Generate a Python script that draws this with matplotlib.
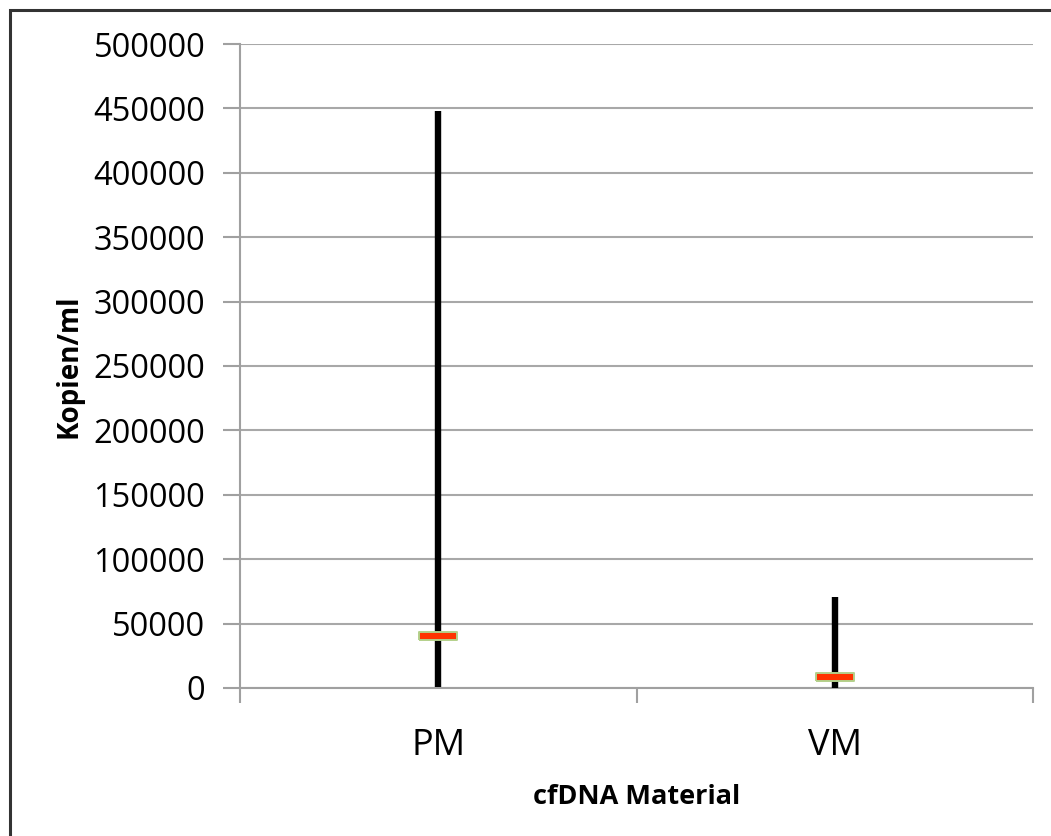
import matplotlib
matplotlib.use("Agg")
import matplotlib.pyplot as plt
from matplotlib.patches import Rectangle

categories = ["PM", "VM"]
max_values = [448000, 70500]
min_values = [800, 300]
median_values = [40500, 8900]
y_ticks = [0, 50000, 100000, 150000, 200000, 250000, 300000, 350000, 400000, 450000, 500000]

plt.rcParams['font.family'] = ['Open Sans', 'DejaVu Sans']

W, H = 1051, 836
fig = plt.figure(figsize=(W/100, H/100), dpi=100)
ax = fig.add_axes([240/W, 1-688/H, (1033-240)/W, (688-44)/H])

# outer border (top and left visible)
fig.patches.append(Rectangle((10/W, -0.1), 1.2, 1-10/H+0.1, transform=fig.transFigure,
                             fill=False, edgecolor='#333333', linewidth=2.2))

x = list(range(len(categories)))
ax.vlines(x, min_values, max_values, colors='black', linewidth=4.6, zorder=3)
rect = [(-1, -0.22), (1, -0.22), (1, 0.22), (-1, 0.22), (-1, -0.22)]
ax.plot(x, median_values, linestyle='none', marker=rect, markersize=27,
        markerfacecolor='#ff3300', markeredgecolor='#b3d08a', markeredgewidth=1.4, zorder=4)

ax.set_xlim(-0.5, 1.5)
ax.set_ylim(0, 500000)
ax.set_yticks(y_ticks)
ax.set_yticklabels([str(v) for v in y_ticks], fontsize=23.5)
ax.set_xticks(x)
ax.set_xticklabels(categories, fontsize=26)
ax.set_xticks([-0.5, 0.5, 1.5], minor=True)
ax.tick_params(axis='x', which='major', length=0, pad=29)
ax.tick_params(axis='x', which='minor', length=11, width=1.5, color='#a0a0a0')
ax.tick_params(axis='y', length=12, width=1.5, color='#a0a0a0', pad=13)

ax.grid(axis='y', color='#a8a8a8', linewidth=1.5, zorder=0)
ax.set_axisbelow(True)
for s in ['top', 'right']:
    ax.spines[s].set_visible(False)
for s in ['left', 'bottom']:
    ax.spines[s].set_color('#a0a0a0')
    ax.spines[s].set_linewidth(1.5)

ax.set_xlabel("cfDNA Material", fontsize=19.5, fontweight='bold', labelpad=14.5)
ax.set_ylabel("Kopien/ml", fontsize=20, fontweight='bold', labelpad=7)

fig.savefig("out.png", dpi=100)
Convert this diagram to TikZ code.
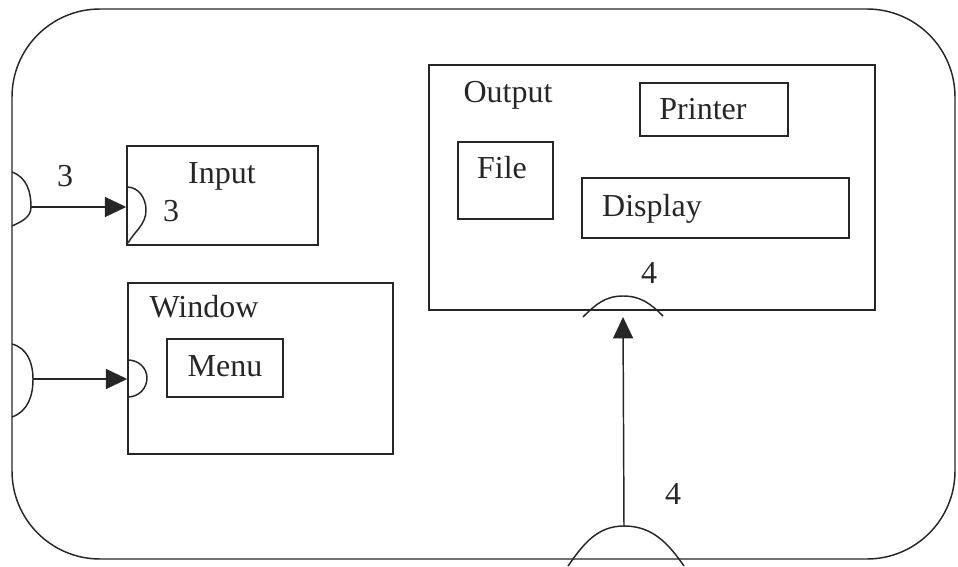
\documentclass[tikz,border=0pt]{standalone}
\usepackage{fontspec}
\setmainfont{Liberation Serif}
\usetikzlibrary{arrows.meta}
\begin{document}
\begin{tikzpicture}[x=0.75pt,y=-0.75pt,
  line width=1.1pt, draw=black!85,
  box/.style={draw=black!85, line width=1.1pt, rectangle, inner sep=0pt},
  lbl/.style={anchor=base, inner sep=0pt, font=\fontsize{24}{28}\selectfont, text=black!85},
  arr/.style={-{Triangle[length=16pt,width=15pt]}, line width=1.1pt, draw=black!85, fill=black!85}]
\useasboundingbox (0,0) rectangle (958,567);
% outer frame
\draw[rounded corners=66pt] (12,9) rectangle (955,559);
% boxes
\node[box, minimum width=143.25pt, minimum height=74.25pt] (input) at (222.5,195.5) {};
\node[box, minimum width=198.75pt, minimum height=128.25pt] (window) at (260.5,368.5) {};
\node[box, minimum width=87pt, minimum height=43.5pt] (menu) at (225,368) {};
\node[box, minimum width=334.5pt, minimum height=183.75pt] (output) at (652,187.5) {};
\node[box, minimum width=111pt, minimum height=39.75pt] (printer) at (714,109.5) {};
\node[box, minimum width=71.25pt, minimum height=57.75pt] (file) at (505.5,180.5) {};
\node[box, minimum width=200.25pt, minimum height=45pt] (display) at (715.5,208) {};
% texts
\node[lbl] (tInput) at (222,184) {Input};
\node[lbl] (tIn3) at (171,221) {3};
\node[lbl] (tL3) at (65,186) {3};
\node[lbl] (tWindow) at (204,317) {Window};
\node[lbl] (tMenu) at (225,376) {Menu};
\node[lbl] (tOutput) at (508,103) {Output};
\node[lbl] (tPrinter) at (703,120) {Printer};
\node[lbl] (tFile) at (502,179) {File};
\node[lbl] (tDisplay) at (652,216) {Display};
\node[lbl] (t4a) at (649,283) {4};
\node[lbl] (t4b) at (673,504) {4};
% input interface arcs
\coordinate (iA1) at (12,172);
\coordinate (iP) at (31,207);
\coordinate (iA2) at (12,226);
\draw (iA1) to[out=-20,in=90] (iP) to[out=-90,in=25] (iA2);
\coordinate (iB1) at (127,187);
\coordinate (iQ) at (146,210);
\coordinate (iB2) at (128,243);
\draw (iB1) to[out=0,in=90] (iQ) to[out=-90,in=60] (iB2);
\draw[arr] (iP) -- (iP -| input.west);
% window interface arcs
\coordinate (wA1) at (12,344);
\coordinate (wP) at (33,379);
\coordinate (wA2) at (12,417);
\draw (wA1) to[out=-15,in=90] (wP) to[out=-90,in=20] (wA2);
\coordinate (wB1) at (128,360);
\coordinate (wQ) at (147,378);
\coordinate (wB2) at (128,397);
\draw (wB1) to[out=0,in=90] (wQ) to[out=-90,in=0] (wB2);
\draw[arr] (wP) -- (wP -| window.west);
% output interface arcs
\coordinate (oA1) at (583,317);
\coordinate (oP) at (623,296);
\coordinate (oA2) at (663,316);
\draw (oA1) to[out=45,in=180] (oP) to[out=0,in=135] (oA2);
\coordinate (bA1) at (568,566);
\coordinate (bP) at (624,526);
\coordinate (bA2) at (684,566);
\draw (bA1) to[out=55,in=180] (bP) to[out=0,in=125] (bA2);
\coordinate (oTip) at (623,317);
\draw[arr] (bP) -- (oTip);
\end{tikzpicture}
\end{document}
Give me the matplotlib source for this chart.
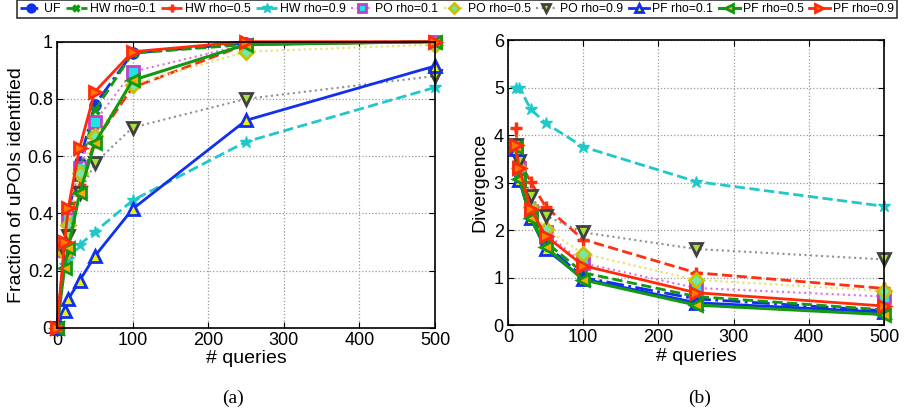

**PROBLEM DETAILS**
Extract all lines containing the word "matplotlib".

**RESPONSE**
Generate a Python script that draws this with matplotlib.
import matplotlib
matplotlib.use("Agg")
import matplotlib.pyplot as plt
from matplotlib.patches import Rectangle
Give me the matplotlib source for this chart.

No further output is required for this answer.